> _Recorded information_
((

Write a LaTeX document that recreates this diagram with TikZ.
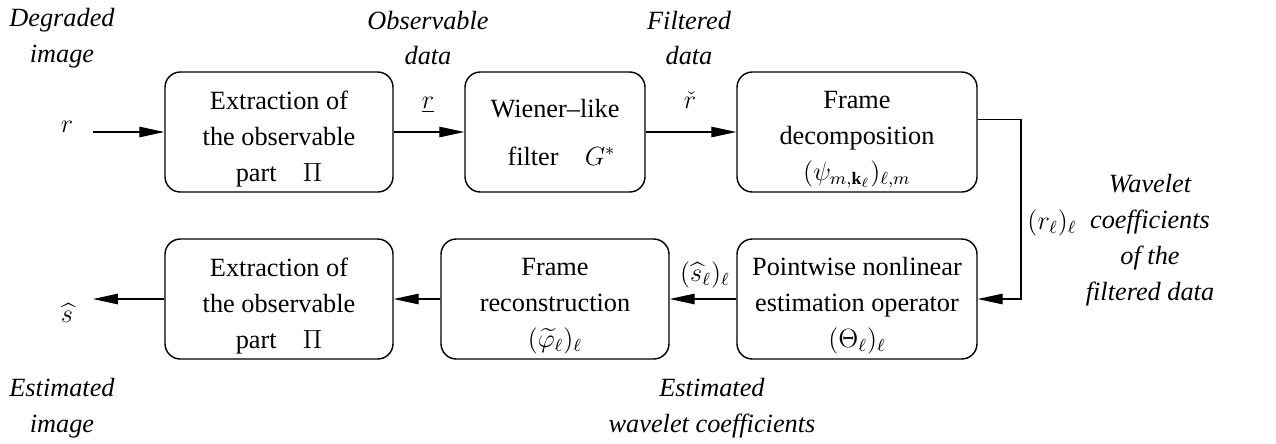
\documentclass[tikz,border=0pt]{standalone}
\usepackage{fontspec}
\setmainfont{Liberation Serif}
\usepackage{amsmath}
\usetikzlibrary{arrows.meta}
\newcommand\tallfirst{\rule{0pt}{14.5pt}}
\begin{document}
\begin{tikzpicture}[x=0.4563pt,y=-0.4563pt,
  box/.style={draw,line width=0.65pt,rounded corners=7pt,align=center,
    minimum height=120*0.4563pt,inner sep=0pt,
    font=\fontsize{12}{16.4}\selectfont},
  arr/.style={line width=0.5pt,-{Triangle[length=11.4pt,width=4.8pt]}},
  lab/.style={align=center,font=\fontsize{12}{16.4}\selectfont\itshape},
  sym/.style={font=\fontsize{12}{14}\selectfont}]
\useasboundingbox (0,0) rectangle (1276,443);
% boxes
\node[box,minimum width=228*0.4563pt] (B1) at (279,132) {\tallfirst Extraction of\\the observable\\part\quad $\Pi$};
\node[box,minimum width=180*0.4563pt,font=\fontsize{12}{21.9}\selectfont] (B2) at (555,132) {Wiener--like\\\ \ filter\quad $G^*$};
\node[box,minimum width=240*0.4563pt] (B3) at (857,132) {\tallfirst Frame\\decomposition\\$(\psi_{m,\mathbf{k}_\ell})_{\ell,m}$};
\node[box,minimum width=240*0.4563pt] (B4) at (857,299) {\tallfirst Pointwise nonlinear\\estimation operator\\$(\Theta_\ell)_\ell$};
\node[box,minimum width=228*0.4563pt] (B5) at (555,299) {\tallfirst Frame\\reconstruction\\$(\widetilde{\varphi}_\ell)_\ell$};
\node[box,minimum width=228*0.4563pt] (B6) at (279,299) {\tallfirst Extraction of\\the observable\\part\quad $\Pi$};
% free ends
\coordinate (rin) at (93,132);
\coordinate (sout) at (93,299);
\coordinate (cR) at (1021,200);
% symbols
\node[sym] (r) at (67,127) {$r$};
\node[sym] (rbar) at (428,105) {$\underline{r}$};
\node[sym] (rcheck) at (690,100) {$\check{r}$};
\node[sym] (rl) at (1052,223) {$(r_\ell)_\ell$};
\node[sym] (shl) at (705,275) {$(\widehat{s}_\ell)_\ell$};
\node[sym] (sh) at (67,313) {$\widehat{s}$};
% italic labels
\node[lab] (L1) at (62,38) {Degraded\\image};
\node[lab] (L2) at (428,38) {Observable\\data};
\node[lab] (L3) at (689,38) {Filtered\\data};
\node[lab] (L4) at (1150,240) {Wavelet\\coefficients\\of the\\filtered data};
\node[lab] (L5) at (712,408) {Estimated\\wavelet coefficients};
\node[lab] (L6) at (62,408) {Estimated\\image};
% connectors
\draw[arr] (rin) -- (B1);
\draw[arr] (B1) -- (B2);
\draw[arr] (B2) -- (B3);
\draw[arr] (B3.6) -- (B3.6 -| cR) -- (B4.east -| cR) -- (B4.east);
\draw[arr] (B4) -- (B5);
\draw[arr] (B5) -- (B6);
\draw[arr] (B6) -- (sout);
\end{tikzpicture}
\end{document}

))

> _Stated problem_
Copy every line above word for word and exclude the pictures.

> _Exercise output_
Write a LaTeX document that recreates this diagram with TikZ.
\documentclass[tikz,border=0pt]{standalone}
\usepackage{fontspec}
\setmainfont{Liberation Serif}
\usepackage{amsmath}
\usetikzlibrary{arrows.meta}
\newcommand\tallfirst{\rule{0pt}{14.5pt}}
\begin{document}
\begin{tikzpicture}[x=0.4563pt,y=-0.4563pt,
  box/.style={draw,line width=0.65pt,rounded corners=7pt,align=center,
    minimum height=120*0.4563pt,inner sep=0pt,
    font=\fontsize{12}{16.4}\selectfont},
  arr/.style={line width=0.5pt,-{Triangle[length=11.4pt,width=4.8pt]}},
  lab/.style={align=center,font=\fontsize{12}{16.4}\selectfont\itshape},
  sym/.style={font=\fontsize{12}{14}\selectfont}]
\useasboundingbox (0,0) rectangle (1276,443);
% boxes
\node[box,minimum width=228*0.4563pt] (B1) at (279,132) {\tallfirst Extraction of\\the observable\\part\quad $\Pi$};
\node[box,minimum width=180*0.4563pt,font=\fontsize{12}{21.9}\selectfont] (B2) at (555,132) {Wiener--like\\\ \ filter\quad $G^*$};
\node[box,minimum width=240*0.4563pt] (B3) at (857,132) {\tallfirst Frame\\decomposition\\$(\psi_{m,\mathbf{k}_\ell})_{\ell,m}$};
\node[box,minimum width=240*0.4563pt] (B4) at (857,299) {\tallfirst Pointwise nonlinear\\estimation operator\\$(\Theta_\ell)_\ell$};
\node[box,minimum width=228*0.4563pt] (B5) at (555,299) {\tallfirst Frame\\reconstruction\\$(\widetilde{\varphi}_\ell)_\ell$};
\node[box,minimum width=228*0.4563pt] (B6) at (279,299) {\tallfirst Extraction of\\the observable\\part\quad $\Pi$};
% free ends
\coordinate (rin) at (93,132);
\coordinate (sout) at (93,299);
\coordinate (cR) at (1021,200);
% symbols
\node[sym] (r) at (67,127) {$r$};
\node[sym] (rbar) at (428,105) {$\underline{r}$};
\node[sym] (rcheck) at (690,100) {$\check{r}$};
\node[sym] (rl) at (1052,223) {$(r_\ell)_\ell$};
\node[sym] (shl) at (705,275) {$(\widehat{s}_\ell)_\ell$};
\node[sym] (sh) at (67,313) {$\widehat{s}$};
% italic labels
\node[lab] (L1) at (62,38) {Degraded\\image};
\node[lab] (L2) at (428,38) {Observable\\data};
\node[lab] (L3) at (689,38) {Filtered\\data};
\node[lab] (L4) at (1150,240) {Wavelet\\coefficients\\of the\\filtered data};
\node[lab] (L5) at (712,408) {Estimated\\wavelet coefficients};
\node[lab] (L6) at (62,408) {Estimated\\image};
% connectors
\draw[arr] (rin) -- (B1);
\draw[arr] (B1) -- (B2);
\draw[arr] (B2) -- (B3);
\draw[arr] (B3.6) -- (B3.6 -| cR) -- (B4.east -| cR) -- (B4.east);
\draw[arr] (B4) -- (B5);
\draw[arr] (B5) -- (B6);
\draw[arr] (B6) -- (sout);
\end{tikzpicture}
\end{document}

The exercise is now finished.